SEPARATION AT THIRTEEN

Traveling with a friend, talking of many diverse topics.   She asked me about the bravest thing I had ever done.  Not knowing the bravest thing I had ever done, I did know when I had been the most scared.  Having thought about that, my answer went something like this.

It had to do with the Catholic Church and all that God and Jesus stuff,  all of which I fervently believed for a time as a child, but which I began to question starting at age 7 approximately.  That’s when I starting seeing inconsistencies in the teachings.  The doubts were not reduced by a priest saying “One must believe, one must have ‘faith’.  Trouble began to accelerate a bit as the nuns, those frightening black-clad creatures tried to hammer God and Jesus into our heads.  At age 10 or 11, now with serious doubts stewing in my head, I asked what I thought was a reasonable question.  The nun at the front of our religious education class (probably Sister Catherine) stated that what she had just read (and I’ve forgotten the specifics) was “The Word of God!”  Now, you have to understand that at this point, I did really believe in this God, rather strongly.  So, in sincerity, I asked if God had said that in English.  The nun looked at me and said “Of course not, English had not been invented yet.”  And she seemed instantly and greatly irritated with me.  So I asked, or rather said, if English wasn’t used at that time, what she read was really a translation of something by a human person and not actually “The Word of God Himself.”  This was a technical point, but valid, I felt.  The nun, this servant of God told me to sit down and keep my mouth shut.  There’s nothing quite as frightening as a pissed-off nun to a skinny little Italian Roman Catholic kid in the middle of an almost totally Irish church.

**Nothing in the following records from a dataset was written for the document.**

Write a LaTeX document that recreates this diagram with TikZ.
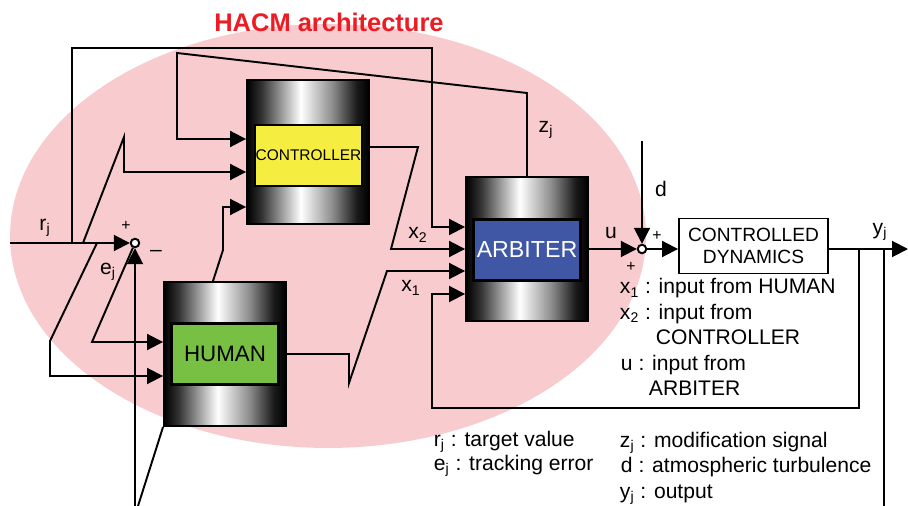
\documentclass[tikz,border=0pt]{standalone}
\usepackage{fontspec}
\setmainfont{Liberation Sans}
\usetikzlibrary{arrows.meta}

\definecolor{hacmpink}{RGB}{248,204,207}
\definecolor{hacmred}{RGB}{237,28,36}
\definecolor{ctrlyellow}{RGB}{245,238,64}
\definecolor{humangreen}{RGB}{119,192,67}
\definecolor{arbblue}{RGB}{64,87,165}

\pgfdeclarehorizontalshading{drumshade}{100bp}{color(0bp)=(black); color(25bp)=(black); color(31bp)=(black!80); color(47bp)=(white); color(60bp)=(black!45); color(70bp)=(black!90); color(75bp)=(black); color(100bp)=(black)}

\tikzset{
  drum/.style={draw, shade, shading=drumshade, minimum width=2.44cm, minimum height=2.88cm, inner sep=0pt},
  core/.style={draw, line width=1.4pt, minimum width=2.14cm, minimum height=1.22cm, inner sep=0pt},
  sumpt/.style={circle, draw, fill=white, minimum size=0.17cm, inner sep=0pt},
  sign/.style={font=\fontsize{9}{10}\selectfont},
  leg/.style={anchor=base west, inner sep=0pt},
}

\begin{document}
\begin{tikzpicture}[x=0.02cm, y=-0.02cm, >={Triangle[length=0.32cm, width=0.32cm]}, line width=1.1pt, every node/.style={font=\fontsize{12}{14}\selectfont}]
  \useasboundingbox (0,0) rectangle (908,506);
  \fill[hacmpink] (328,236) ellipse [x radius=6.36cm, y radius=4.24cm];
  \node[font=\bfseries\fontsize{14.5}{17}\selectfont, text=hacmred] (title) at (329,22) {HACM architecture};

  \node[drum] (ctrl) at (308,152) {};
  \node[core, fill=ctrlyellow, font=\fontsize{8.8}{10}\selectfont] (ctrlbox) at (308.5,155.5) {CONTROLLER};
  \node[drum] (hum) at (225,354) {};
  \node[core, fill=humangreen, font=\fontsize{12.7}{14}\selectfont] (humbox) at (225,354) {HUMAN};
  \node[drum] (arb) at (527,249) {};
  \node[core, fill=arbblue, text=white, font=\fontsize{13.2}{15}\selectfont] (arbbox) at (527,250) {ARBITER};
  \node[draw, fill=white, align=center, minimum width=2.98cm, minimum height=1.1cm, inner sep=0pt, font=\fontsize{10.9}{12.5}\selectfont] (dyn) at (753.5,246) {CONTROLLED\\DYNAMICS};

  \node[sumpt] (sum1) at (135,243) {};
  \node[sumpt] (sum2) at (642,249) {};

  \coordinate (rin) at (10,243);
  \coordinate (tapA) at (72,243);
  \coordinate (tapB) at (83,243);
  \coordinate (tapC) at (97,243);
  \coordinate (topR) at (432,48);
  \coordinate (b1) at (432,227);
  \coordinate (k1) at (124,137);
  \coordinate (k2) at (124,172);
  \coordinate (hl1) at (50,341);
  \coordinate (hl2) at (50,376);
  \coordinate (ej) at (92,342);
  \coordinate (fbL) at (135,506);
  \coordinate (fbH) at (138,506);
  \coordinate (h1) at (223,250);
  \coordinate (h2) at (223,207);
  \coordinate (x1a) at (349,354);
  \coordinate (x1b) at (349,383);
  \coordinate (x1c) at (387,271);
  \coordinate (x2a) at (418,147);
  \coordinate (x2b) at (391,249);
  \coordinate (z1) at (527,93);
  \coordinate (z2) at (177,53);
  \coordinate (z3) at (177,139);
  \coordinate (dtop) at (642,141);
  \coordinate (yout) at (908,249);
  \coordinate (tapY1) at (859,249);
  \coordinate (tapY2) at (884,249);
  \coordinate (q1) at (432,408);
  \coordinate (q2) at (432,294);
  \coordinate (yend) at (884,506);

  \draw[->] (rin) -- (sum1);
  \draw[->] (tapA) |- (topR) -- (b1) -- (b1 -| arb.west);
  \draw[->] (tapB) -- (k1) -- (k2) -- (k2 -| ctrl.west);
  \draw[->] (tapC) -- (hl1) -- (hl2) -- (hl2 -| hum.west);
  \draw[->] (sum1) -- (ej) -- (ej -| hum.west);
  \draw[->] (fbL) -- (sum1);
  \draw (fbH) -- (hum.south west);
  \draw[->] ([xshift=-0.24cm]hum.north) -- (h1) -- (h2) -- (h2 -| ctrl.west);
  \draw[->] (hum.east) -- (x1a) -- (x1b) -- (x1c) -- (x1c -| arb.west);
  \draw[->] (x2a -| ctrl.east) -- (x2a) -- (x2b) -- (x2b -| arb.west);
  \draw[->] (arb.north) -- (z1) -- (z2) -- (z3) -- (z3 -| ctrl.west);
  \draw[->] (arb.east) -- (sum2);
  \draw[->] (dtop) -- (sum2);
  \draw[->] (sum2) -- (sum2 -| dyn.west);
  \draw[->] (dyn.east |- yout) -- (yout);
  \draw[->] (tapY1) |- (q1) -- (q2) -- (q2 -| arb.west);
  \draw (tapY2) -- (yend);

  \node (rlbl) at (45,228) {r\textsubscript{j}};
  \node[sign] (p1) at (126,226) {+};
  \node (m1) at (156,253) {\textendash};
  \node (ejlbl) at (108,272) {e\textsubscript{j}};
  \node (x2lbl) at (418,235) {x\textsubscript{2}};
  \node (x1lbl) at (411,288) {x\textsubscript{1}};
  \node (zlbl) at (546,130) {z\textsubscript{j}};
  \node (ulbl) at (611,233) {u};
  \node (dlbl) at (661,189) {d};
  \node[sign] (p2) at (657,236) {+};
  \node[sign] (p3) at (631,267) {+};
  \node (ylbl) at (880,232) {y\textsubscript{j}};

  \node[leg] (lx1) at (619,294) {x\textsubscript{1} : input from HUMAN};
  \node[leg] (lx2) at (619,319) {x\textsubscript{2} : input from};
  \node[leg] (lx2b) at (655,344) {CONTROLLER};
  \node[leg] (lu) at (620,370) {u : input from};
  \node[leg] (lub) at (648,395) {ARBITER};
  \node[leg] (lr) at (433,446) {r\textsubscript{j} : target value};
  \node[leg] (le) at (433,470) {e\textsubscript{j} : tracking error};
  \node[leg] (lz) at (619,447) {z\textsubscript{j} : modification signal};
  \node[leg] (ld) at (620,472) {d : atmospheric turbulence};
  \node[leg] (ly) at (619,498) {y\textsubscript{j} : output};
\end{tikzpicture}
\end{document}
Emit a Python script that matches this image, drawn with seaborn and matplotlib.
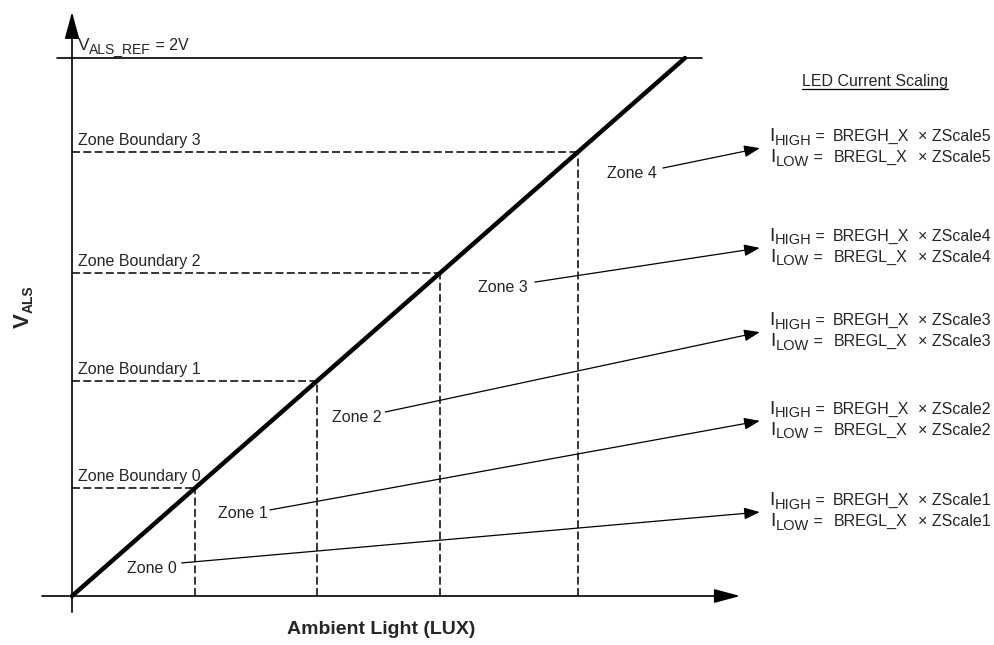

There were more incidents after that, but … all that’s just background for the actual story, and here’s the story:  That church had five masses every Sunday at 7, 8, 9, 10, and 11:00 AM with the last one always being a ‘high mass.’  The normal routine for our family was that my father would drive us to church for the 9 or 10:00 o’clock mass.  A few weeks before my thirteenth birthday, on a Sunday morning, my mother said we’d be going to the 10:00 AM mass.  I said I would go to the 9:00 AM and would walk, it was a beautiful day and a fifteen minute walk, etc.  That was not unusual and there was no notice taken.  However, instead of going to St. Francis of Assisi Church, I walked to the drug store and bought a New York Times and then walked to the Stanley Quarter Park (not far from the church) where I sat on a bench out in the open sunshine so that God could have an unobstructed view and a clear shot at me.  And I had this one-way conversation.  “Look God, if you’re really there … I’m going to miss mass this morning intentionally, on purpose, with no excuses, and I know it’s supposed to be a big sin, a ‘mortal’ sin, and all that.  So God, if you exist and if you’re not too big a shot, too big a cannon, to mess around with us little shots, us bee-bees, then I expect you to strike me dead or least give me a serious sign that you’re pissed off about this.  So … I’m going to miss mass and read this newspaper.  And if I don’t get a sign from you in the next hour before the church bells announce the end of mass, you can just forget about me.  I’ve been an altar boy for seven or eight years and at one time, believed all the stuff your hired hands, your priests and your nuns, told me and now I believe it’s all man-made bullshit.  So make your move anytime.  When the bells ring, I’m going home.  And I’ll never believe any of that garbage again.  OK God.  That’s all I have to say.  So do your stuff.”

My little speech to God seems melodramatic and childlike.  The truth is I was deeply and genuinely frightened.  I had worked on that little speech and practiced and of course, if God knew everything he was supposed to know, he’d not be surprised.  What if this God guy decided to fry me on the spot? … a real possibility in my mind at the time.  How would that affect my family?  What a sad ending that would be.  Still, I was unwilling to continue this ‘not knowing’ state of religion with all the hocus-pocus.  I felt the priests and the nuns had their own doubts.   As a Roman Catholic, we had church doctrine drilled into us, and we were not much exposed to Biblical training.  When I finally had some long discussions with the Bible thumpers, they seemed as deceptive and even more convoluted in their reasoning than the crazy-assed nuns if that were possible.  So was I brave?  Courageous?  Or just selfish and lazy in not wanting to deal with church and religious nonsense the rest of my life?  Maybe we’ll know someday and maybe we won’t, but I stayed with that decision.  (Reader’s note:  Now it is more than 60 years later and I have indeed stuck with it.  Doing some basic math, that’s about 3000 Sunday mornings to the good.)